Details
-
Bug
-
Status: Closed (View Workflow)
-
Major
-
Resolution: Fixed
-
10.2.2, 10.3.0
Description
When MySQL 5.7.1 introduced WL#6326 to reduce contention on the non-leaf levels of B-trees, it introduced a new rw-lock mode SX (not conflicting with S, but conflicting with SX and X) and new rules to go with it.
A thread that is holding an dict_index_t::lock aka index->lock in SX mode is permitted to acquire non-leaf buf_block_t::lock aka block->lock X or SX mode, in monotonically descending order.

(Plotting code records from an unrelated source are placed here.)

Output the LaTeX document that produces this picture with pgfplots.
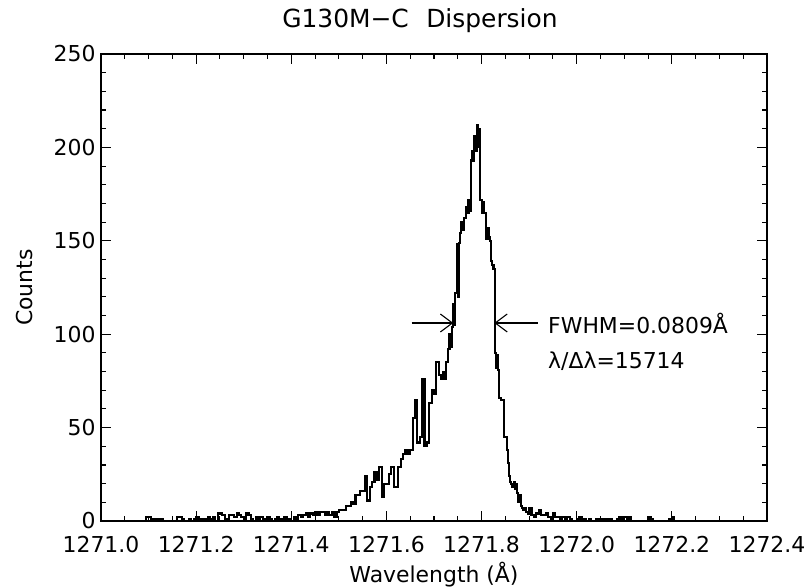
\documentclass[border=0pt]{standalone}
\usepackage{pgfplots}
\pgfplotsset{compat=1.18}
\usepackage{fontspec}
\setmainfont{DejaVu Sans}
\usetikzlibrary{arrows.meta}
% wavelength given as offset from 1271.000 Angstrom (for numerical precision)
\begin{document}
\begin{tikzpicture}
\path[use as bounding box] (-101bp,-67bp) rectangle (708bp,521bp);
\begin{axis}[
  at={(0,0)}, anchor=south west,
  scale only axis, width=666bp, height=467bp,
  xmin=0, xmax=1.4, ymin=0, ymax=250,
  xtick={0,0.2,0.4,0.6,0.8,1.0,1.2,1.4},
  xticklabels={1271.0,1271.2,1271.4,1271.6,1271.8,1272.0,1272.2,1272.4},
  ytick={0,50,100,150,200,250},
  minor x tick num=3, minor y tick num=4,
  tick align=inside,
  major tick length=10bp, minor tick length=5bp,
  axis line style={line width=1.3bp},
  every tick/.style={black, line width=1.1bp},
  every minor tick/.style={black, line width=1.1bp},
  tick label style={font=\fontsize{22}{26}\selectfont},
  /pgf/number format/assume math mode=true,
  xticklabel style={yshift=-12bp},
  yticklabel style={xshift=-2bp},
]
\addplot[const plot, line width=2.1bp, black] table {
x y
0.090 0
0.095 2
0.100 2
0.105 0
0.110 1
0.115 0
0.120 1
0.125 1
0.130 0
0.135 0
0.140 0
0.145 0
0.150 0
0.155 0
0.160 2
0.165 2
0.170 1
0.175 0
0.180 0
0.185 1
0.190 0
0.195 1
0.200 2
0.205 1
0.210 0
0.215 1
0.220 0
0.225 2
0.230 1
0.235 2
0.240 0
0.245 4
0.250 4
0.255 3
0.260 0
0.265 1
0.270 3
0.275 3
0.280 2
0.285 4
0.290 3
0.295 2
0.300 1
0.305 4
0.310 3
0.315 1
0.320 0
0.325 2
0.330 1
0.335 2
0.340 1
0.345 0
0.350 2
0.355 1
0.360 0
0.365 1
0.370 2
0.375 1
0.380 0
0.385 2
0.390 0
0.395 1
0.400 0
0.405 2
0.410 1
0.415 3
0.420 2
0.425 3
0.430 4
0.435 2
0.440 4
0.445 3
0.450 5
0.455 3
0.460 5
0.465 5
0.470 3
0.475 5
0.480 3
0.485 5
0.490 2
0.495 5
0.500 6
0.505 6
0.510 6
0.515 8
0.520 8
0.525 10
0.530 9
0.535 14
0.540 14
0.545 16
0.550 16
0.555 24
0.560 11
0.565 18
0.570 21
0.575 26
0.580 22
0.585 29
0.590 13
0.595 20
0.600 20
0.605 25
0.610 29
0.615 18
0.620 18
0.625 29
0.630 33
0.635 36
0.640 38
0.645 36
0.650 38
0.655 55
0.660 65
0.665 42
0.670 45
0.675 76
0.680 40
0.685 42
0.690 63
0.695 70
0.700 68
0.705 85
0.710 78
0.715 76
0.7200 80
0.7225 76
0.7250 85
0.7275 85
0.7300 92
0.7325 100
0.7350 93
0.7375 104
0.7400 116
0.7425 105
0.7450 122
0.7475 148
0.7500 120
0.7525 149
0.7550 154
0.7575 160
0.7600 156
0.7625 162
0.7650 162
0.7675 168
0.7700 165
0.7725 172
0.7750 166
0.7775 193
0.7800 198
0.7825 193
0.7850 206
0.7875 198
0.7900 212
0.7925 200
0.7950 210
0.7975 172
0.8000 165
0.8025 171
0.8050 165
0.8075 165
0.8100 151
0.8125 157
0.8150 152
0.8175 150
0.8200 139
0.8225 137
0.8250 135
0.8275 90
0.8300 82
0.8325 89
0.8350 81
0.8375 66
0.8400 65
0.8425 65
0.8450 65
0.8475 45
0.8500 45
0.8525 38
0.8550 31
0.8575 24
0.8600 21
0.8625 20
0.8650 18
0.8675 21
0.8700 17
0.8725 20
0.8750 15
0.8775 10
0.8800 14
0.8825 8
0.8850 7
0.8875 6
0.8900 7
0.8925 5
0.8950 5
0.8975 4
0.900 7
0.905 3
0.910 2
0.915 4
0.920 6
0.925 3
0.930 3
0.935 4
0.940 2
0.945 1
0.950 4
0.955 2
0.960 2
0.965 0
0.970 2
0.975 0
0.980 2
0.985 1
0.990 0
0.995 0
1.000 1
1.005 2
1.010 1
1.015 1
1.020 0
1.025 1
1.030 0
1.035 0
1.040 1
1.045 1
1.050 0
1.055 1
1.060 1
1.065 0
1.070 1
1.075 0
1.080 0
1.085 1
1.090 2
1.095 0
1.100 2
1.105 1
1.110 2
1.115 0
1.120 0
1.125 0
1.130 0
1.135 0
1.140 0
1.145 0
1.150 2
1.155 1
1.160 0
1.165 0
1.170 0
1.175 0
1.180 0
1.185 0
1.190 0
1.195 1
1.200 2
1.205 0
1.210 0
1.215 0
1.220 0
};
\draw[line width=1.1bp, -{Straight Barb[length=12bp, width=18bp]}] (axis cs:0.653,106) -- (axis cs:0.7406,106);
\draw[line width=1.1bp, -{Straight Barb[length=12bp, width=18bp]}] (axis cs:0.9186,106) -- (axis cs:0.8268,106);
\node[anchor=west, inner sep=0pt, font=\fontsize{22}{26}\selectfont] at (axis cs:0.9397,105.7) {FWHM=0.0809Å};
\node[anchor=west, inner sep=0pt, font=\fontsize{22}{26}\selectfont] at (axis cs:0.9397,85.6) {λ/Δλ=15714};
\end{axis}
\node[anchor=base, font=\fontsize{25}{30}\selectfont] at (319bp,493bp) {G130M−C\hspace{0.7em}Dispersion};
\node[rotate=90, font=\fontsize{22}{26}\selectfont] at (-76bp,233.5bp) {Counts};
\node[anchor=base, font=\fontsize{22}{26}\selectfont] at (333bp,-61bp) {Wavelength (Å)};
\end{tikzpicture}
\end{document}
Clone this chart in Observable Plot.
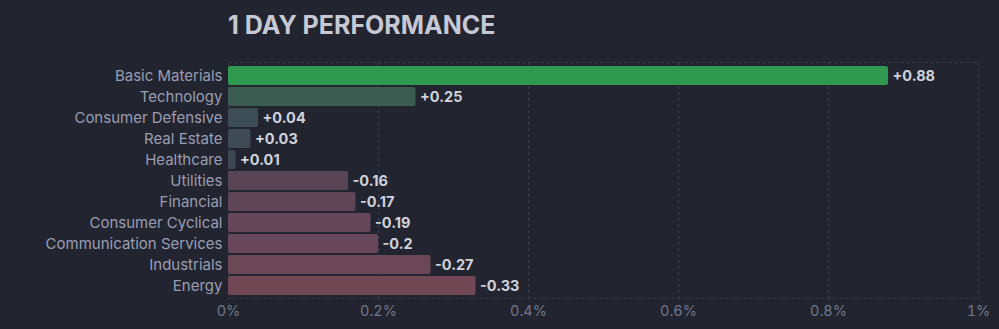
<!DOCTYPE html>
<html>
<head>
<meta charset="utf-8">
<script src="https://cdn.jsdelivr.net/npm/d3@7"></script>
<script src="https://cdn.jsdelivr.net/npm/@observablehq/plot@0.6"></script>
<style>
  html, body { margin: 0; padding: 0; background: #22252f; width: 999px; height: 329px; overflow: hidden; }
  #title { height: 50px; box-sizing: border-box; padding: 10px 0 0 228px; font-family: Inter, "Noto Sans", sans-serif; font-weight: 700; font-size: 25px; color: #c6c8d3; line-height: 30px; }
  svg { display: block; }
</style>
</head>
<body>
<div id="title">1 DAY PERFORMANCE</div>
<div id="chart"></div>
<script>
const sectors = ["Basic Materials", "Technology", "Consumer Defensive", "Real Estate", "Healthcare", "Utilities", "Financial", "Consumer Cyclical", "Communication Services", "Industrials", "Energy"];
const changes = [0.88, 0.25, 0.04, 0.03, 0.01, -0.16, -0.17, -0.19, -0.2, -0.27, -0.33];
const xTicks = [0, 0.2, 0.4, 0.6, 0.8, 1];
const xTickLabels = ["0%", "0.2%", "0.4%", "0.6%", "0.8%", "1%"];

const colorDomain = [-0.33, -0.19, -0.16, 0, 0.04, 0.25, 0.88];
const colorRange = ["#704752", "#66475a", "#5a4555", "#3f4350", "#3d4d55", "#3b5c50", "#2f9a4f"];

const rows = sectors.map((s, i) => ({sector: s, value: changes[i], mag: Math.abs(changes[i])}));
const fmt = v => (v > 0 ? "+" : "") + v;

const chart = Plot.plot({
  width: 999,
  height: 279,
  marginLeft: 228,
  marginRight: 21,
  marginTop: 12,
  marginBottom: 31,
  style: {background: "#22252f", fontFamily: "Inter, 'Noto Sans', sans-serif"},
  x: {domain: [0, 1], ticks: xTicks, tickFormat: (d) => xTickLabels[xTicks.indexOf(d)] ?? "", tickSize: 0, tickPadding: 8, label: null},
  y: {domain: sectors, padding: 0.1, tickSize: 0, tickPadding: 6, label: null},
  color: {type: "linear", domain: colorDomain, range: colorRange, interpolate: "rgb"},
  marks: [
    Plot.ruleX(xTicks.slice(1, -1), {stroke: "#3b3f4d", strokeDasharray: "3,3"}),
    Plot.frame({stroke: "#3b3f4d", strokeDasharray: "3,3"}),
    Plot.barX(rows, {x: "mag", y: "sector", fill: "value", rx: 2}),
    Plot.text(rows, {x: "mag", y: "sector", text: d => fmt(d.value), textAnchor: "start", dx: 4, fill: "#d0d2dc", fontWeight: 700, fontSize: 14.5}),
    Plot.axisX({ticks: xTicks, tickFormat: (d) => xTickLabels[xTicks.indexOf(d)], tickSize: 0, tickPadding: 7, fill: "#717589", fontSize: 14.5, label: null}),
    Plot.axisY({tickSize: 0, tickPadding: 6, fill: "#9a9db3", fontSize: 15, label: null})
  ]
});
document.getElementById("chart").appendChild(chart);
</script>
</body>
</html>
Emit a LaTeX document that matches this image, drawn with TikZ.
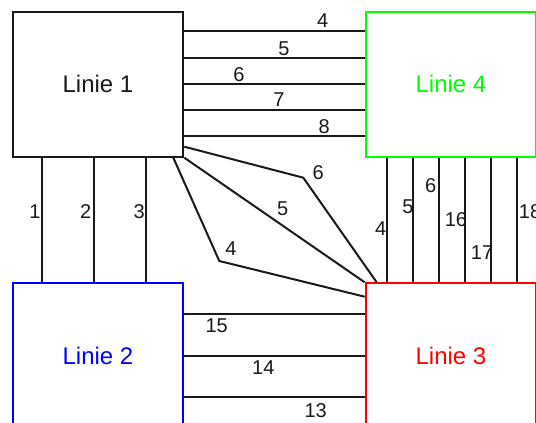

That is, once the thread has acquired a block->lock, it is not allowed to acquire a lock on its parent or grandparent pages. Such ‘arbitrary-order access’ is only allowed when the thread acquired the index->lock in X mode upfront.
A customer encountered a repeatable hang when loading a dump into InnoDB while using multiple innodb_purge_threads (default: 4). The dump makes very heavy use of FOREIGN KEY constraints. By luck, it happened so that two purge worker threads (srv_worker_thread) deadlocked with each other. Both were operating on the index FOR_REF of the InnoDB internal table SYS_FOREIGN. One of them was legitimately holding index->lock S-latch and the root block->lock S-latch. The other srv_worker_thread had acquired index->lock SX-latch, root block->lock SX-latch, and a bunch of other latches, including the fil_space_t::latch for freeing some blocks and some leaf page latches. This other thread was inside 2 nested calls to btr_compress() and it was trying to reacquire the root block->lock in X mode, violating the WL#6326 protocol.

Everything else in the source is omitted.